According to the SBA, this cash conversion cycle gap is one of the top reasons small businesses face cash crunches even when profitable. The fix is not to stiff your vendors—it's to collect faster from customers, negotiate longer terms with vendors, or both.

A practical approach: pay vendors on the day payment is due, not before. If terms are Net 30, schedule the payment for day 28-30. There is no financial benefit to paying on day 5 unless you are capturing an early-payment discount.

When Paying Fast Makes Sense

Despite the general advice to preserve cash, there are clear situations where paying quickly is the right move:

  • Early-payment discounts are offered. A 2/10 Net 30 discount is almost always worth taking. The math: $100,000 in annual purchases with 2% discount saves $2,000 per year.
  • You depend on a critical vendor. If one supplier provides 40% of your materials, keeping them happy with prompt payment is worth the cash cost.
  • You have excess cash. If your cash reserves are strong and earning minimal interest, using that cash to build vendor goodwill is a reasonable strategy.
  • You're building credit. New businesses often need to establish payment history before vendors extend favorable terms.

When Slowing Down Makes Sense

On the other side, extending your DPO can be a legitimate cash management strategy:

  • Seasonal businesses that need cash reserves to cover slow months should hold cash during peak season rather than paying vendors ahead of schedule.
  • Growth phases where every dollar of working capital is needed to fund new projects or inventory.
  • When your DSO is high. If customers take 60 days to pay you, paying your vendors in 15 days creates an unnecessary cash squeeze.

The key is communication. If you need to extend terms, call your vendor before the invoice is due. Most vendors will work with you on timing if you are transparent. What they will not tolerate is silence followed by a late payment.

Sources

Frequently Asked Questions

What is a good AP turnover ratio for a small business?

A good AP turnover ratio is typically between 6 and 12, which corresponds to paying vendors every 30-60 days. A ratio above 12 means you are paying very quickly (under 30 days), which preserves vendor relationships but may strain cash flow. A ratio below 6 means payments are stretching beyond 60 days, which risks damaging vendor relationships.

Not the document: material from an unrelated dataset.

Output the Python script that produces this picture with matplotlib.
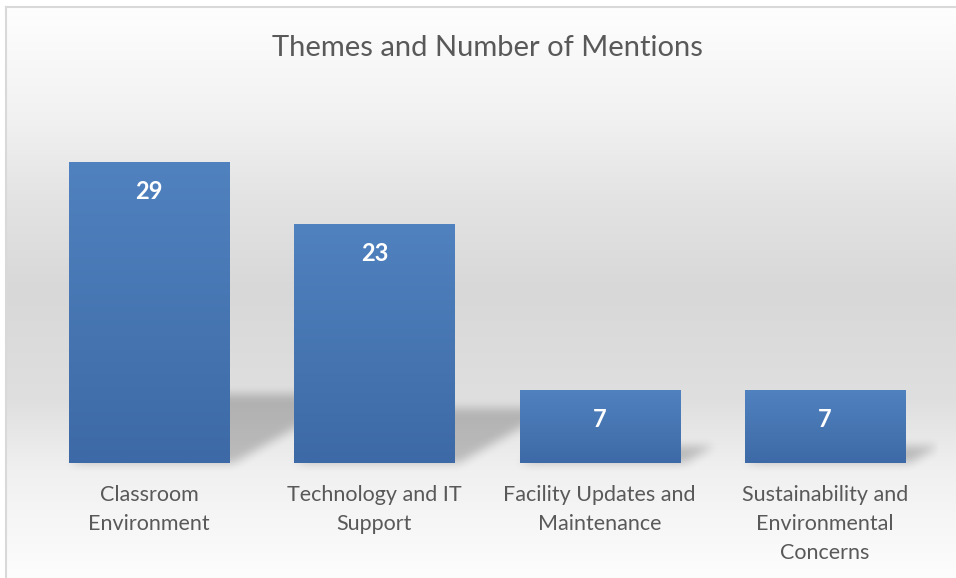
import numpy as np
import matplotlib
matplotlib.use('Agg')
import matplotlib.pyplot as plt
from matplotlib.lines import Line2D

# data
themes = ['Classroom\nEnvironment', 'Technology and IT\nSupport',
          'Facility Updates and\nMaintenance',
          'Sustainability and\nEnvironmental\nConcerns']
mentions = [29, 23, 7, 7]
title = 'Themes and Number of Mentions'

plt.rcParams['font.family'] = ['Lato', 'DejaVu Sans']

W, H = 956, 578
fig = plt.figure(figsize=(W / 100, H / 100), dpi=100)
fig.patch.set_facecolor('white')

# grey-white-grey background of the chart area
bg = fig.add_axes([6 / W, 0, 1 - 6 / W, 1 - 7 / H])
stop_pos = np.array([0, 113, 193, 283, 393, 463, 571]) / 571
stop_val = np.array([254, 241, 227, 216, 223, 240, 253]) / 255
shade = np.interp(np.linspace(0, 1, 600), stop_pos, stop_val)
bg.imshow(np.repeat(shade[:, None, None], 3, axis=2), aspect='auto',
          extent=[0, 1, 0, 1], interpolation='bilinear')
bg.set_xlim(0, 1)
bg.set_ylim(0, 1)
bg.axis('off')

# frame of the chart area
fig.add_artist(Line2D([6 / W, 1], [1 - 7 / H, 1 - 7 / H], color='#d9d9d9', lw=1.5))
fig.add_artist(Line2D([6 / W, 6 / W], [0, 1 - 7 / H], color='#d9d9d9', lw=1.5))

ax = fig.add_axes([36.25 / W, 115 / H, 901.5 / W, 363 / H])
ax.patch.set_alpha(0)
x = np.arange(len(mentions))
width = 0.71


def blur(a, r):
    k = np.ones(2 * r + 1) / (2 * r + 1)
    for _ in range(3):
        a = np.apply_along_axis(lambda m: np.convolve(m, k, mode='same'), 0, a)
        a = np.apply_along_axis(lambda m: np.convolve(m, k, mode='same'), 1, a)
    return a


# soft perspective shadows behind the bars
ext = [-0.5, 3.5, -1.5, 35]
gx = np.linspace(ext[0], ext[1], 902)
gy = np.linspace(ext[2], ext[3], 380)
X, Y = np.meshgrid(gx, gy)
mask = np.zeros_like(X)
for xi, v in zip(x, mentions):
    hs = 0.23 * v
    left = xi - width / 2 + 0.0806 * Y
    right = xi + width / 2 + 0.02 + 0.0806 * Y
    mask[(Y >= 0) & (Y <= hs) & (X >= left) & (X <= right)] = 1
mask = blur(mask, 4)
shadow = np.zeros(mask.shape + (4,))
shadow[..., 3] = mask * 0.21
ax.imshow(shadow, extent=ext, origin='lower', aspect='auto', zorder=1,
          clip_on=False, interpolation='bilinear')

bars = ax.bar(x, mentions, width=width, color='#4a79b3', zorder=2)

# vertical blue gradient inside each bar
top_c = np.array([80, 130, 191]) / 255
bot_c = np.array([61, 106, 166]) / 255
t = np.linspace(0, 1, 200)[:, None]
grad = (top_c * (1 - t) + bot_c * t)[:, None, :]
for b in bars:
    im = ax.imshow(grad, extent=[b.get_x(), b.get_x() + b.get_width(), 0, b.get_height()],
                   aspect='auto', zorder=3, interpolation='bilinear')
    im.set_clip_path(b)

for xi, v in zip(x, mentions):
    ax.annotate(str(v), (xi, v), xytext=(0, -21), textcoords='offset points',
                ha='center', va='center', color='white', fontsize=17,
                fontweight='bold', zorder=4)

ax.set_xlim(-0.5, 3.5)
ax.set_ylim(0, 35)
ax.set_xticks(x, themes)
ax.set_yticks([])
ax.tick_params(axis='x', length=0, pad=15.5, labelsize=15.5, labelcolor='#595959')
for lab in ax.get_xticklabels():
    lab.set_linespacing(1.58)
for s in ax.spines.values():
    s.set_visible(False)

fig.text(487 / W, 1 - 48.5 / H, title, ha='center', va='center', fontsize=21,
         color='#595959')

fig.savefig('out.png', dpi=100)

What is the difference between AP turnover and Days Payable Outstanding?

AP turnover ratio tells you how many times per year you cycle through your accounts payable. Days Payable Outstanding (DPO) converts that into the average number of days you take to pay vendors. They measure the same thing from different angles. DPO = 365 / AP Turnover Ratio. A turnover of 8x equals a DPO of about 46 days.

Should I pay vendors as fast as possible to get discounts?

Only if the discount makes financial sense. A 2/10 Net 30 discount (2% off for paying in 10 days) annualizes to roughly 36% APR, which is almost always worth taking. But paying early without a discount means you are giving up free use of cash. Pay on the day payment is due, not before, unless you are capturing a specific early-payment discount.

How does DPO affect my cash conversion cycle?

DPO is one of three components of the cash conversion cycle (CCC = DSO + DIO - DPO). A higher DPO reduces your cash conversion cycle, meaning you need less working capital. If your customers pay you in 45 days (DSO) and you pay vendors in 30 days (DPO), you have a 15-day gap where you are financing operations out of pocket. Extending DPO to 45 days closes that gap.

What happens if my DPO is over 60 days?

A DPO over 60 days means you are consistently paying well beyond standard Net 30 or even Net 60 terms. This creates real risks: vendors may cut off your credit, switch you to cash-on-delivery, charge late fees, build a slow-payer premium into your quotes, or deprioritize your orders during supply shortages. If cash is tight, the root cause is usually elsewhere.